5. Test the guide against real decisions
Ask whether someone could actually use the article to choose a city, plan a local launch, or identify a founder network. If the answer is no, the guide likely needs more operational detail.
When to revisit
The best ecosystem map is a living document. Revisit your city-by-city view when any of the following happens:
- A new founder community, accelerator, or incubator becomes active
- A city begins producing a noticeable cluster of startups in one sector
- Hybrid and remote work patterns change local hiring dynamics
- New investor networks or angel groups become more visible
- University-linked entrepreneurship activity increases
- Major events, demo days, or local meetups begin drawing regular attendance
- Your own startup priorities change from hiring to expansion, or from product building to fundraising
A practical review cycle is every six to twelve months, with lighter updates in between. On each review, ask four action-oriented questions:
- Which city has become more useful for our next stage?

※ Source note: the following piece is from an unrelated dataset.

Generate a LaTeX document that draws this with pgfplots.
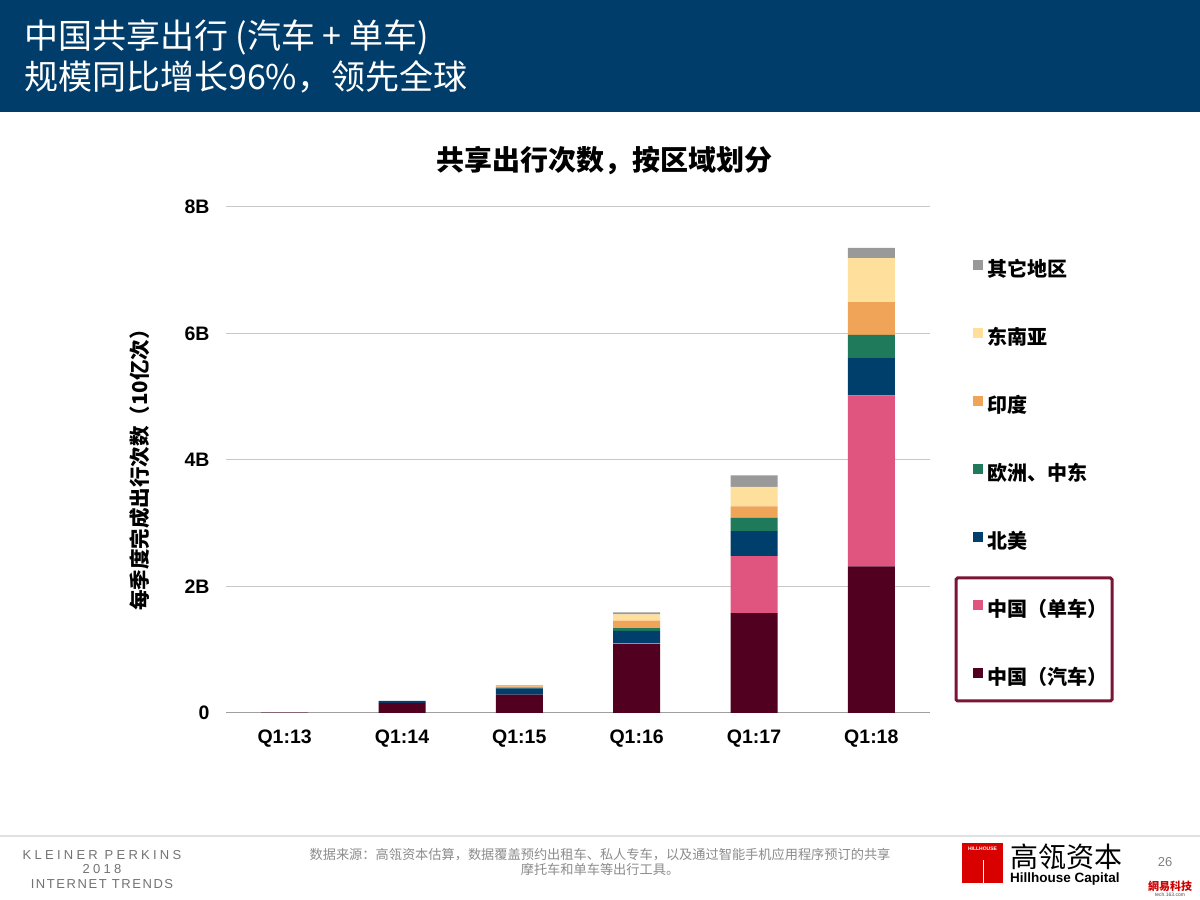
\documentclass[border=0pt]{standalone}
\usepackage{fontspec}
\usepackage{pgfplots}
\usepackage{pgfplotstable}
\pgfplotsset{compat=1.18}
\setmainfont{Liberation Sans}
\newfontfamily\cjk{Noto Sans CJK SC}
\definecolor{hdr}{HTML}{003D6A}
\definecolor{cCar}{HTML}{520020}
\definecolor{cBike}{HTML}{E0557F}
\definecolor{cNA}{HTML}{003F6B}
\definecolor{cEU}{HTML}{1F7A5C}
\definecolor{cIN}{HTML}{F0A457}
\definecolor{cSEA}{HTML}{FEDF9B}
\definecolor{cOth}{HTML}{999999}
\definecolor{boxc}{HTML}{7A1535}
\definecolor{gridc}{HTML}{C8C8C8}

% columns: x, China car, China bike, North America, Europe/ME, India, SE Asia, Other (billions)
\pgfplotstableread{
x car   bike  na    eu    india sea   oth
0 0.005 0.00  0.00  0.00  0.00  0.00  0.00
1 0.16  0.00  0.03  0.00  0.00  0.00  0.00
2 0.29  0.00  0.10  0.01  0.02  0.01  0.005
3 1.09  0.01  0.20  0.04  0.12  0.10  0.03
4 1.58  0.90  0.395 0.21  0.18  0.31  0.18
5 2.32  2.70  0.59  0.37  0.515 0.695 0.165
}\datatable

\begin{document}
\begin{tikzpicture}[x=1pt,y=1pt]
\useasboundingbox (0,0) rectangle (1200,900);
\fill[white] (0,0) rectangle (1200,900);
% header
\fill[hdr] (0,788) rectangle (1200,900);
\node[anchor=base west, text=white, font=\cjk\fontsize{34}{40}\selectfont, inner sep=0] at (24,851) {中国共享出行 (汽车 + 单车)};
\node[anchor=base west, text=white, font=\cjk\fontsize{34}{40}\selectfont, inner sep=0] at (24,810) {规模同比增长96\%，领先全球};

\begin{axis}[
  at={(226pt,187pt)}, anchor=south west,
  scale only axis, width=704pt, height=506pt,
  ybar stacked, bar width=47pt,
  xmin=-0.5, xmax=5.5, ymin=0, ymax=8,
  xtick={0,1,2,3,4,5},
  xticklabels={Q1:13,Q1:14,Q1:15,Q1:16,Q1:17,Q1:18},
  ytick={0,2,4,6,8},
  yticklabels={0,2B,4B,6B,8B},
  major tick length=0pt,
  axis line style={draw=none},
  ymajorgrids, grid style={color=gridc, line width=1pt},
  tick label style={font=\bfseries\fontsize{19.5}{19.5}\selectfont},
  /pgf/number format/assume math mode=true,
  yticklabel style={xshift=-13pt},
  xticklabel style={yshift=-13pt},
  title={\cjk\bfseries 共享出行次数，按区域划分},
  title style={font=\fontsize{28}{30}\selectfont, at={(axis description cs:0.538,1.079)}, anchor=center},
  ylabel={\cjk\bfseries 每季度完成出行次数（10亿次）},
  ylabel style={font=\fontsize{20.5}{21}\selectfont, at={(axis description cs:-0.1222,0.49)}, anchor=center},
  legend style={at={(rel axis cs:1.0607,0.895)}, anchor=north west, draw=none, fill=none,
    inner sep=0pt, row sep=46.5pt, font=\cjk\bfseries\fontsize{20}{20}\selectfont,
    nodes={inner sep=0pt, text height=14pt, text depth=5pt},
    /tikz/every odd column/.append style={column sep=5pt}},
  legend cell align=left,
  reverse legend,
  mybar/.style={fill=#1, draw=none, legend image code/.code={\fill[#1] (0pt,2pt) rectangle (10pt,12pt);}},
]
\addplot[mybar=cCar] table[x=x,y=car] {\datatable};
\addplot[mybar=cBike] table[x=x,y=bike] {\datatable};
\addplot[mybar=cNA] table[x=x,y=na] {\datatable};
\addplot[mybar=cEU] table[x=x,y=eu] {\datatable};
\addplot[mybar=cIN] table[x=x,y=india] {\datatable};
\addplot[mybar=cSEA] table[x=x,y=sea] {\datatable};
\addplot[mybar=cOth] table[x=x,y=oth] {\datatable};
\legend{中国（汽车）,中国（单车）,北美,欧洲、中东,印度,东南亚,其它地区}
\draw[color=gray!75, line width=2pt] (rel axis cs:0,0) -- (rel axis cs:1,0);
\end{axis}
% box around China entries
\draw[color=boxc, line width=3pt, rounded corners=1.5pt] (956,322) rectangle (1112,199);

% footer
\draw[color=black!12, line width=1.5pt] (0,64) -- (1200,64);
\node[text=black!55, font=\fontsize{13}{13}\selectfont\addfontfeature{LetterSpace=25}, inner sep=0] at (102,45) {KLEINER PERKINS};
\node[text=black!55, font=\fontsize{13}{13}\selectfont\addfontfeature{LetterSpace=25}, inner sep=0] at (102,31) {2018};
\node[text=black!55, font=\fontsize{13}{13}\selectfont\addfontfeature{LetterSpace=12}, inner sep=0] at (102,16) {INTERNET TRENDS};
\node[text=black!45, font=\cjk\fontsize{13.2}{14}\selectfont, inner sep=0] at (600,45) {数据来源：高瓴资本估算，数据覆盖预约出租车、私人专车，以及通过智能手机应用程序预订的共享};
\node[text=black!45, font=\cjk\fontsize{13.2}{14}\selectfont, inner sep=0] at (600,31) {摩托车和单车等出行工具。};
% logo
\fill[color=red!85!black] (962,17) rectangle (1003,57);
\node[text=white, font=\bfseries\fontsize{5}{5}\selectfont, inner sep=0] at (982.5,51) {HILLHOUSE};
\draw[white, line width=0.6pt] (983,17) -- (983,40);
\node[anchor=west, text=black, font=\cjk\fontsize{28}{28}\selectfont, inner sep=0] at (1010,43) {高瓴资本};
\node[anchor=west, text=black, font=\bfseries\fontsize{13.5}{14}\selectfont, inner sep=0] at (1010,21) {Hillhouse Capital};
\node[text=black!50, font=\fontsize{13}{14}\selectfont, inner sep=0] at (1165,38) {26};
\node[text=red!80!black, font=\cjk\bfseries\fontsize{11}{12}\selectfont, inner sep=0] at (1170,14) {網易科技};
\node[text=black!70, font=\fontsize{5}{5}\selectfont, inner sep=0] at (1170,5) {tech.163.com};
\end{tikzpicture}
\end{document}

- Which city is overvalued in our assumptions?
- Where are new founder communities forming that we should watch?
- What changed in the balance between local execution and remote collaboration?
If you are publishing this as ongoing market intelligence, close the loop by linking readers to adjacent resources such as Top Startups in Bangladesh to Watch by Sector and How to Build a Pitch Deck for Bangladesh Investors. That turns a city guide from a one-time read into a practical reference point.
The main takeaway is simple: the Bangladesh ecosystem is not one map but many overlapping local maps. Dhaka remains central to many conversations, but a sharper understanding of Chattogram, Sylhet, and other cities can lead to better decisions on hiring, expansion, partnerships, and startup investment Bangladesh opportunities. Build your city view with a repeatable framework, keep it grounded in operating realities, and revisit it whenever the local inputs change.